*Set task*. Pull every line containing the word "that" from the records.

Stored items

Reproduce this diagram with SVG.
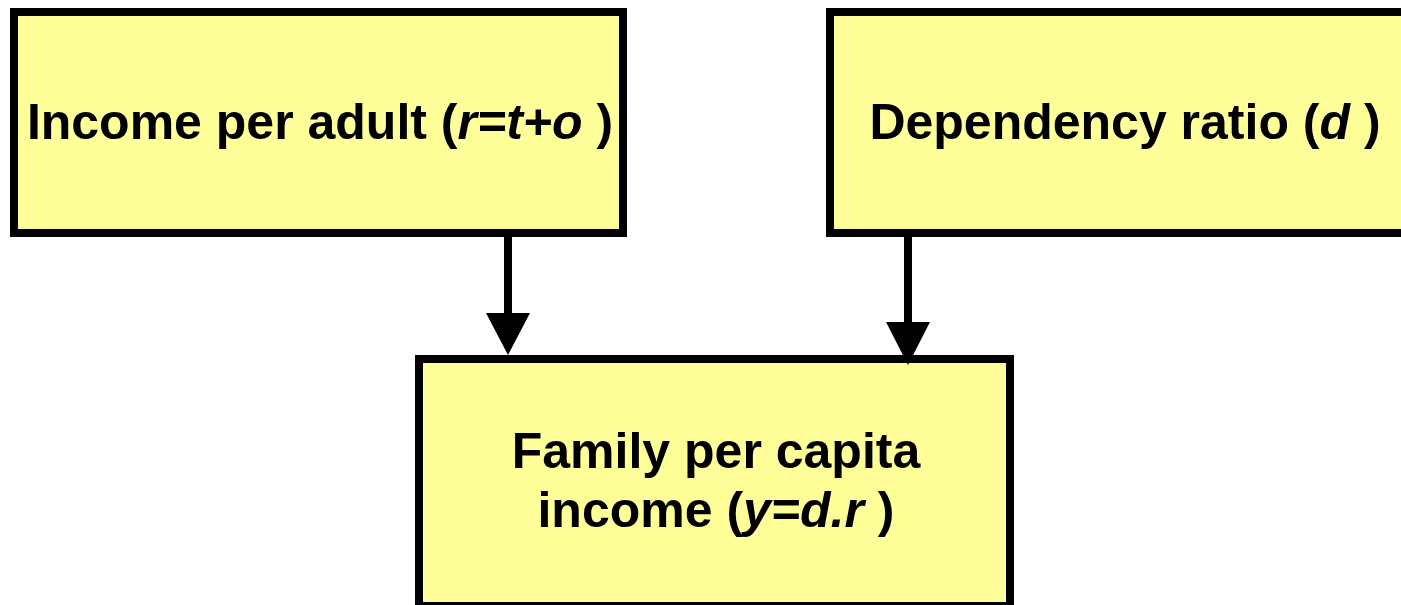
<svg xmlns="http://www.w3.org/2000/svg" width="1401" height="605" viewBox="0 0 1401 605">
<style>
.box{fill:#FFFF99;stroke:#000;stroke-width:8}
.lbl{font-family:"Liberation Sans",Arial,sans-serif;font-weight:bold;font-size:50px;fill:#000;text-anchor:middle}
.it{font-style:italic}
.conn{stroke:#000;stroke-width:8;fill:none}
.head{fill:#000}
</style>
<rect width="1401" height="605" fill="#fff"/>
<g id="node-income-adult">
<rect class="box" x="14" y="12" width="609" height="221"/>
<text class="lbl" x="320" y="139">Income per adult (<tspan class="it">r=t+o</tspan> )</text>
</g>
<g id="node-dependency">
<rect class="box" x="830" y="12" width="600" height="221"/>
<text class="lbl" x="1125" y="139">Dependency ratio (<tspan class="it">d</tspan> )</text>
</g>
<g id="node-family">
<rect class="box" x="419" y="359" width="591" height="247"/>
<text class="lbl" x="716" y="468">Family per capita</text>
<text class="lbl" x="716" y="527">income (<tspan class="it">y=d.r</tspan> )</text>
</g>
<g id="connectors">
<line class="conn" x1="508" y1="237" x2="508" y2="316"/>
<polygon class="head" points="486,313 530,313 508,355"/>
<line class="conn" x1="908" y1="237" x2="908" y2="325"/>
<polygon class="head" points="886,322 930,322 908,365"/>
</g>
</svg>
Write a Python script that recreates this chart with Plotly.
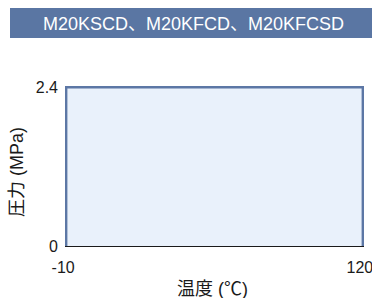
import plotly.graph_objects as go

# Data
temps = [-10, -10, 120, 120]        # 温度 (℃)
pressures = [0, 2.4, 2.4, 0]        # 圧力 (MPa)
x_ticks = [-10, 120]
y_ticks = [0, 2.4]
x_tick_labels = ["-10", "120"]
y_tick_labels = ["0", "2.4"]
title_text = "M20KSCD、M20KFCD、M20KFCSD"

LATIN = "Liberation Sans, Arial, Noto Sans CJK JP, sans-serif"
CJK = "Liberation Sans, Noto Sans CJK JP, sans-serif"

W, H = 372, 298
L, R, T, B = 65, 8, 86, 52
pw = W - L - R
ph = H - T - B

def px_x(p):
    return (p - L) / pw

def px_y(p):
    return (H - B - p) / ph

fig = go.Figure()
fig.add_trace(go.Scatter(
    x=temps, y=pressures, mode="lines",
    line=dict(color="rgb(92,119,165)", width=2.5),
    fill="tozeroy", fillcolor="rgb(233,241,251)",
    hoverinfo="skip", showlegend=False,
))

fig.update_layout(
    width=W, height=H, autosize=False,
    margin=dict(l=L, r=R, t=T, b=B, pad=0, autoexpand=False),
    paper_bgcolor="white", plot_bgcolor="white",
    font=dict(family=LATIN, size=16, color="#1a1a1a"),
    xaxis=dict(
        range=[-10.5, 120.5], tickvals=x_ticks, ticktext=x_tick_labels,
        showgrid=False, zeroline=False, showline=True, linecolor="#1a1a1a",
        linewidth=1.3, ticks="", ticklabelstandoff=7, ticklabelshift=-3,
        ticklabeloverflow="allow", automargin=False, tickfont=dict(size=16),
    ),
    yaxis=dict(
        range=[0, 2.42], tickvals=y_ticks, ticktext=y_tick_labels,
        showgrid=False, zeroline=False, showline=False, ticks="",
        ticklabelstandoff=6, automargin=False, tickfont=dict(size=16),
    ),
    shapes=[dict(
        type="rect", xref="paper", yref="paper",
        x0=px_x(10), x1=px_x(W), y0=px_y(38), y1=px_y(8),
        fillcolor="rgb(90,118,163)", line=dict(width=0), layer="above",
    )],
    annotations=[
        dict(text=title_text, xref="paper", yref="paper",
             x=px_x(193), y=px_y(23.5), showarrow=False,
             font=dict(family=CJK, size=18, color="white"),
             xanchor="center", yanchor="middle"),
        dict(text="圧力 (MPa)", xref="paper", yref="paper",
             x=px_x(17), y=px_y(172), showarrow=False, textangle=-90,
             font=dict(family=CJK, size=18, color="#1a1a1a"),
             xanchor="center", yanchor="middle"),
        dict(text="温度 (℃)", xref="paper", yref="paper",
             x=px_x(212), y=px_y(289), showarrow=False,
             font=dict(family=CJK, size=18, color="#1a1a1a"),
             xanchor="center", yanchor="middle"),
    ],
)

fig.write_html(
    "out.html",
    config={"displayModeBar": False},
    post_script="document.body.style.margin='0';document.body.style.overflow='hidden';",
)
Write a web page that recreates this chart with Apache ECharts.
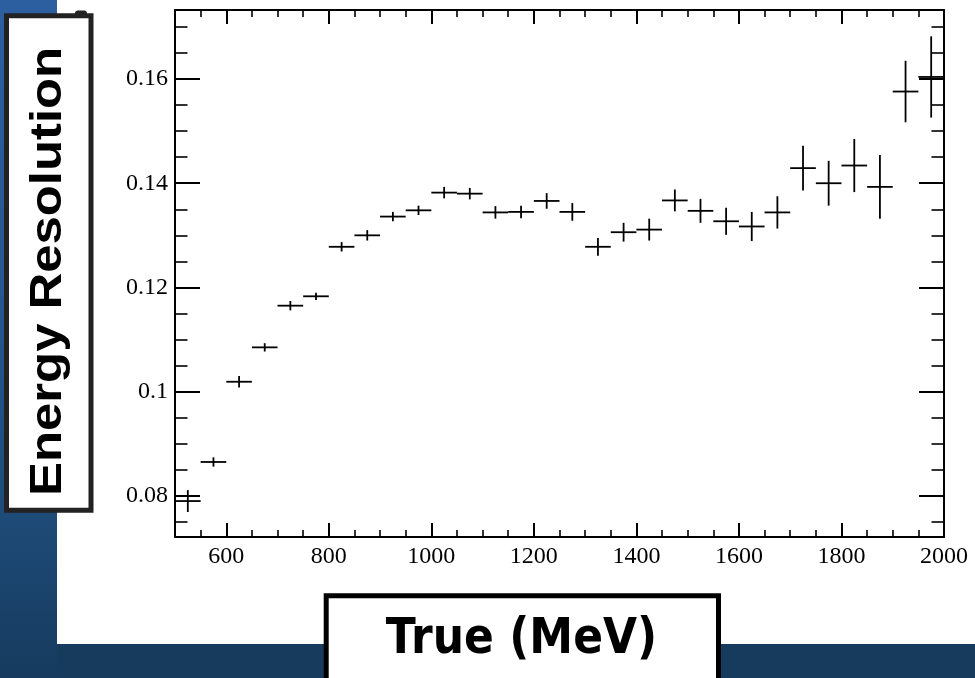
<!DOCTYPE html>
<html>
<head>
<meta charset="utf-8">
<script src="https://cdn.jsdelivr.net/npm/echarts@6/dist/echarts.min.js"></script>
<style>
html,body{margin:0;padding:0;background:#ffffff;}
#c{width:975px;height:678px;}
</style>
</head>
<body>
<div id="c"></div>
<script>
// ---- data ----
const binCenters = [525, 575, 625, 675, 725, 775, 825, 875, 925, 975,
                    1025, 1075, 1125, 1175, 1225, 1275, 1325, 1375, 1425, 1475,
                    1525, 1575, 1625, 1675, 1725, 1775, 1825, 1875, 1925, 1975];
const resolution = [0.0790, 0.0865, 0.1019, 0.1085, 0.1165, 0.1183, 0.1278, 0.1300, 0.1336, 0.1348,
                    0.1382, 0.1380, 0.1344, 0.1345, 0.1366, 0.1345, 0.1278, 0.1306, 0.1311, 0.1367,
                    0.1347, 0.1327, 0.1317, 0.1344, 0.1429, 0.1400, 0.1434, 0.1393, 0.1576, 0.1604];
const resolutionErr = [0.0021, 0.0009, 0.0011, 0.0008, 0.0009, 0.0007, 0.0009, 0.0010, 0.0009, 0.0009,
                       0.0011, 0.0011, 0.0012, 0.0012, 0.0015, 0.0017, 0.0017, 0.0018, 0.0021, 0.0021,
                       0.0023, 0.0026, 0.0028, 0.0031, 0.0043, 0.0043, 0.0051, 0.0061, 0.0059, 0.0078];
const binHalfWidth = 25;

const xMajorTicks = [600, 800, 1000, 1200, 1400, 1600, 1800, 2000];
const xMinorTicks = [550, 650, 700, 750, 850, 900, 950, 1050, 1100, 1150, 1250, 1300, 1350,
                     1450, 1500, 1550, 1650, 1700, 1750, 1850, 1900, 1950];
const yMajorTicks = [0.08, 0.10, 0.12, 0.14, 0.16];
const yTickLabels = ['0.08', '0.1', '0.12', '0.14', '0.16'];
const yMinorTicks = [0.075, 0.085, 0.09, 0.095, 0.105, 0.11, 0.115, 0.125, 0.13, 0.135,
                     0.145, 0.15, 0.155, 0.165, 0.17];

const xTitle = 'True (MeV)';
const yTitle = 'Energy Resolution';

const X_MIN = 500, X_MAX = 2000, Y_MIN = 0.0721, Y_MAX = 0.17325;

// ---- build chart ----
const labelFont = {fontFamily: '"Liberation Serif", "Times New Roman", serif', fontSize: 24, color: '#000'};

function xAx(pos, ticks, len, showLine, showLabel, w) {
  return {
    type: 'value', position: pos, min: X_MIN, max: X_MAX, offset: 0,
    axisLine: {show: showLine, onZero: false, lineStyle: {color: '#000', width: 2}},
    axisTick: {show: true, inside: true, length: len, customValues: ticks, lineStyle: {color: '#000', width: w}},
    axisLabel: Object.assign({show: showLabel, customValues: ticks, margin: 8,
      formatter: v => String(Math.round(v))}, labelFont),
    splitLine: {show: false}
  };
}
function yAx(pos, ticks, len, showLine, showLabel, w) {
  return {
    type: 'value', position: pos, min: Y_MIN, max: Y_MAX, offset: 0,
    axisLine: {show: showLine, onZero: false, lineStyle: {color: '#000', width: 2}},
    axisTick: {show: true, inside: true, length: len, customValues: ticks, lineStyle: {color: '#000', width: w}},
    axisLabel: Object.assign({show: showLabel, customValues: ticks, margin: 7,
      formatter: v => {
        const i = yMajorTicks.findIndex(t => Math.abs(t - v) < 1e-9);
        return i >= 0 ? yTickLabels[i] : '';
      }}, labelFont),
    splitLine: {show: false}
  };
}

const data = binCenters.map((x, i) => [x, resolution[i], resolutionErr[i]]);

const chart = echarts.init(document.getElementById('c'), null, {renderer: 'canvas'});
chart.setOption({
  animation: false,
  backgroundColor: '#ffffff',
  grid: {left: 175, right: 31, top: 10, bottom: 141, containLabel: false},
  xAxis: [
    xAx('bottom', xMajorTicks, 14, true, true, 2),
    xAx('bottom', xMinorTicks, 7, false, false, 1.6),
    xAx('top', xMajorTicks, 14, true, false, 2),
    xAx('top', xMinorTicks, 7, false, false, 1.6)
  ],
  yAxis: [
    yAx('left', yMajorTicks, 25, true, true, 2),
    yAx('left', yMinorTicks, 12.5, false, false, 1.6),
    yAx('right', yMajorTicks, 25, true, false, 2),
    yAx('right', yMinorTicks, 12.5, false, false, 1.6)
  ],
  series: [{
    type: 'custom',
    xAxisIndex: 0, yAxisIndex: 0,
    data: data,
    clip: true,
    renderItem: function (params, api) {
      const xc = api.value(0), y = api.value(1), e = api.value(2);
      const pL = api.coord([xc - binHalfWidth, y]);
      const pR = api.coord([xc + binHalfWidth, y]);
      const pT = api.coord([xc, y + e]);
      const pB = api.coord([xc, y - e]);
      const st = {stroke: '#000', lineWidth: 1.8, fill: null};
      return {
        type: 'group',
        children: [
          {type: 'line', shape: {x1: pL[0], y1: pL[1], x2: pR[0], y2: pR[1]}, style: st},
          {type: 'line', shape: {x1: pT[0], y1: pT[1], x2: pB[0], y2: pB[1]}, style: st}
        ]
      };
    }
  }],
  graphic: [
    // blue slide background strips
    {type: 'rect', shape: {x: 0, y: 0, width: 57, height: 678}, z: 1,
     style: {fill: new echarts.graphic.LinearGradient(0, 0, 0, 1, [
       {offset: 0, color: '#2c5f9f'}, {offset: 0.4, color: '#28589322'.slice(0,7)},
       {offset: 0.75, color: '#1e4b79'}, {offset: 1, color: '#163b5e'}])}},
    {type: 'rect', shape: {x: 57, y: 644, width: 918, height: 34}, z: 1,
     style: {fill: '#163b5d'}},
    // small dark blob above the y-title box
    {type: 'rect', shape: {x: 75, y: 10.5, width: 12, height: 6, r: [3, 3, 0, 0]}, z: 9,
     style: {fill: '#222'}},
    // y title box
    {type: 'rect', shape: {x: 6.5, y: 15.8, width: 84.5, height: 494.5}, z: 10,
     style: {fill: '#ffffff', stroke: '#222', lineWidth: 5}},
    {type: 'text', x: 49.2, y: 271.4, rotation: Math.PI / 2, scaleX: 1.155, z: 11,
     style: {text: yTitle, font: 'bold 44px "Liberation Sans", Arial, sans-serif', fill: '#000',
             textAlign: 'center', textVerticalAlign: 'middle', align: 'center', verticalAlign: 'middle'}},
    // x title box
    {type: 'rect', shape: {x: 326.2, y: 595.8, width: 392.3, height: 120}, z: 10,
     style: {fill: '#ffffff', stroke: '#000', lineWidth: 5}},
    {type: 'text', x: 521.5, y: 640, scaleY: 1.15, z: 11,
     style: {text: xTitle, font: 'bold 44px "DejaVu Sans", Verdana, sans-serif', fill: '#000',
             textAlign: 'center', textVerticalAlign: 'middle', align: 'center', verticalAlign: 'middle'}}
  ]
});
</script>
</body>
</html>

*Answer to the task*.
Write a Python script that recreates this chart with Plotly.
Write a web page that recreates this chart with Apache ECharts.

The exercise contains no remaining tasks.